Description
This creamy crockpot chicken spaghetti is a comforting and cheesy slow cooker meal featuring tender chicken, creamy soups, and a blend of cheeses tossed with spaghetti. Perfect for an easy family dinner, it combines flavorful Rotel tomatoes with green chilies and a rich cheese sauce to create a hearty dish that cooks low and slow for maximum tenderness.
Ingredients
Scale
Chicken and Sauces
- 1 ½ pounds boneless, skinless chicken breasts or thighs
- 1 (10.5-ounce) can cream of chicken soup
- 1 (10.5-ounce) can cream of mushroom soup
- 1 (10-ounce) can Rotel diced tomatoes with green chilies (undrained)
- 1 cup chicken broth
- ½ teaspoon garlic powder
- ½ teaspoon onion powder
- ½ teaspoon black pepper
Cheeses
- 8 ounces cream cheese (cubed)
- 2 cups shredded cheddar cheese (divided)
Pasta and Garnish
- 12 ounces uncooked spaghetti
- Chopped parsley (optional, for garnish)
Instructions
- Prepare and Combine Ingredients: Place the chicken breasts or thighs in the bottom of a greased slow cooker. Add cream of chicken soup, cream of mushroom soup, Rotel tomatoes with green chilies, chicken broth, garlic powder, onion powder, and black pepper. Stir gently to combine all ingredients around the chicken evenly.
- Slow Cook the Chicken: Cover the slow cooker and cook on low for 6 hours or on high for 3 to 4 hours, until the chicken is fully cooked and tender enough to shred easily with forks.
- Shred the Chicken: Remove the chicken from the slow cooker and shred it using two forks. Return the shredded chicken to the crockpot.
- Add and Melt Cheeses: Add the cubed cream cheese and 1 cup of shredded cheddar cheese to the crockpot. Stir the mixture continuously until the cheeses melt completely and the sauce becomes smooth and creamy.
- Cook Spaghetti: While the cheeses are melting, cook the spaghetti according to the package directions until al dente. Drain the pasta thoroughly.
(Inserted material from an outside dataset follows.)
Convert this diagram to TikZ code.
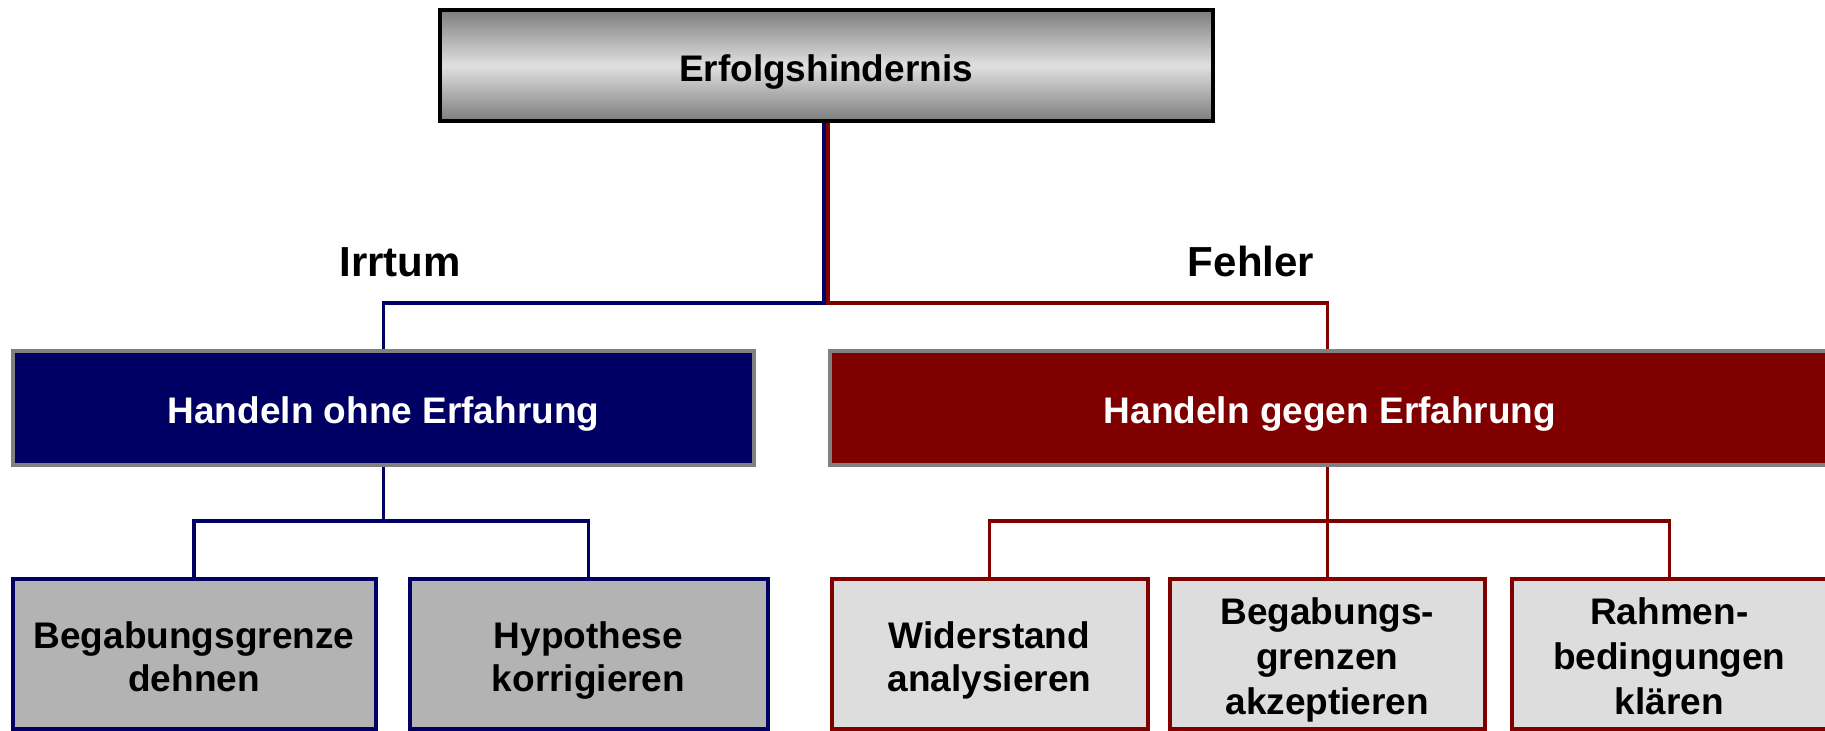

- Toss Pasta in Sauce: Add the cooked spaghetti to the crockpot and gently toss everything together until well combined and heated through.
- Top with Remaining Cheese and Melt: Sprinkle the remaining 1 cup of cheddar cheese over the top of the spaghetti mixture. Cover and continue cooking on low for an additional 15 to 20 minutes until the cheese on top melts.
- Garnish and Serve: Garnish with chopped parsley if desired, then serve warm for a creamy, cheesy chicken spaghetti meal.
Notes
- You can substitute Velveeta cheese for cream cheese for an even creamier texture.
- Try adding sautéed mushrooms or spinach to incorporate extra vegetables into the dish.
- This recipe reheats very well and can be portioned and frozen for convenient future meals.